Alternative water treatment
This research area covers alternative (non-chemical) ways of treating water to improve its quality for drinking, for plants and agriculture, and for other uses. It covers e.g. indirect water treatment (information transfer), the effect of vortexing and water motion on water quality, magnetic water treatment, water memory effects and unconventional methods to measure water quality.

Research on the effects of vortex treatment of water goes back to the 1960s (and the Institute's predecessor, Biotec Foundation).

In the 2000s a survey on alternative water treatment was carried out, outlining the state of the field and important open questions.

Indirect influences on plants and soil
This research area covers alternative means to influence quality and growth on plants. E.g. Schauberger’s garden repulsator, paramagnetic towers (Callahan), pyramid greenhouses, and other alternative influences on vegetation. Also treatment of plants and soil with alternatively treated water.

Research on the garden repulsator was carried out in Sweden in the 1980s.

Non-traditional alternative energy sources
This research area covers non-traditional alternative energy sources. Whereas traditional alternative energy sources cover conventional wind power, solar energy etc., this area focuses on potential sources of renewable energy that are little known or not generally recognized as being useful energy sources. It could involve means to extract latent heat from the atmosphere, unconventional turbine designs (e.g. Schauberger's spiral turbines), heat pumps with anomalous properties, or means to use atmospheric electricity or natural electromagnetic fields as an energy source. Also more exotic topics such as means to extract gravitational energy, low energy nuclear reactions (known as cold fusion), and other "free energy" devices.

Alternative propulsion systems
This research area covers practical means of propulsion that are little explored. It could e.g. involve Coanda saucers, Schauberger's repulsine, lifters, propulsion by suction or by using oscillatory wave motions.
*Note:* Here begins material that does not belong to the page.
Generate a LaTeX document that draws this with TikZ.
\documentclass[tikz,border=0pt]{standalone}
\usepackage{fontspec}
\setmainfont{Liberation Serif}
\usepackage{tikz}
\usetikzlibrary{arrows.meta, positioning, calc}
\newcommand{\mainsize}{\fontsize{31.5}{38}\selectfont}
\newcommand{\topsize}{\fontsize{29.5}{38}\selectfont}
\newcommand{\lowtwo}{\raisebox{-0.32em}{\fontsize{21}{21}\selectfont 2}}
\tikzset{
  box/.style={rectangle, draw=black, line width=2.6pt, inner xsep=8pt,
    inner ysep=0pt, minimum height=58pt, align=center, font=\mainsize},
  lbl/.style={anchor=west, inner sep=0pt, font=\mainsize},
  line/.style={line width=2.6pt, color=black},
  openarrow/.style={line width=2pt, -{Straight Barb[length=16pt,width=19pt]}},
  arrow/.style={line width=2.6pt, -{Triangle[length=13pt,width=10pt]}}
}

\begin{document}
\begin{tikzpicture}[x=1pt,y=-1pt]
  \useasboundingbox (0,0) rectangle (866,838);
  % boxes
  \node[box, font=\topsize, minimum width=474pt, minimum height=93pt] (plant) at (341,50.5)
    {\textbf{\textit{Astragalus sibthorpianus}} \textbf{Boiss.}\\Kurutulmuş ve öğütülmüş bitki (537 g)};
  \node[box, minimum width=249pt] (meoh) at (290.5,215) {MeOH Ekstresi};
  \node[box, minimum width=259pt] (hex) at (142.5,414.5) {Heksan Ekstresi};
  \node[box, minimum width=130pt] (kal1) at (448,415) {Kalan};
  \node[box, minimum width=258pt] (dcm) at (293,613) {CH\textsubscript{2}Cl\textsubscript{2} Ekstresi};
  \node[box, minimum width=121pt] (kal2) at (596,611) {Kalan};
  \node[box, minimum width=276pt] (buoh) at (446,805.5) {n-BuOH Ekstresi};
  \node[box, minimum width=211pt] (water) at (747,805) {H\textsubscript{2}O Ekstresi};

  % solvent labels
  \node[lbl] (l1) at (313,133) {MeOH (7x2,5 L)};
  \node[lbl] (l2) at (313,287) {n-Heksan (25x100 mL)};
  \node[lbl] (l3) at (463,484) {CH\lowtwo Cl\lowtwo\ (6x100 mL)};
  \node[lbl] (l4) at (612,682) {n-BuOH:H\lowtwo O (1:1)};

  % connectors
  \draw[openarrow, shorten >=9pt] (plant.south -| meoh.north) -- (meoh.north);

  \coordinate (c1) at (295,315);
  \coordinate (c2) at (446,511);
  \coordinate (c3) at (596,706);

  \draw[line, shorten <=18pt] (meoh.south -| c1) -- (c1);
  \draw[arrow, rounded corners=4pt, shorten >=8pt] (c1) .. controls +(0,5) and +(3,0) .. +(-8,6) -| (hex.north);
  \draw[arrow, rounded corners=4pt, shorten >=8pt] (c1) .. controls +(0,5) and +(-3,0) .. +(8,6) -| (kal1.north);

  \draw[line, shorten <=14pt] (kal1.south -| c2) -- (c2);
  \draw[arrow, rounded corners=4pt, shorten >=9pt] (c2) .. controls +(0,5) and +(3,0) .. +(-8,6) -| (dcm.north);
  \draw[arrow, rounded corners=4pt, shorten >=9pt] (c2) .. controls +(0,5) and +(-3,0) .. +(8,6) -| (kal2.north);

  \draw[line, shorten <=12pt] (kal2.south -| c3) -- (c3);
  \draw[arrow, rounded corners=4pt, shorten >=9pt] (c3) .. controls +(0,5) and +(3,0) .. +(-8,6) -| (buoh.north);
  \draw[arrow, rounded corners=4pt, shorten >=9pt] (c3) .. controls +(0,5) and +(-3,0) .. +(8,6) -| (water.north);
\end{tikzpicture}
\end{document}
A project on Coanda saucers was carried out in 1997. Propulsion by suction in water has been investigated in the 2000s.

Read more:
Coanda saucers (external link)

Alternative climate influencing
This research area could involve non-chemical means to affect the humidity of the air (e.g. Reich's cloudbuster) or climate in general ("biomachines"), or new means to detect environmental changes, e.g. quality measurements using the electric potential of trees. It could also involve large scale effects (such as oxygenization of ponds, small lakes and bays) by alternative water treatment.

Oxygenation of ponds and small lakes was investigated by the spin-off Aquagyro in the 1990s.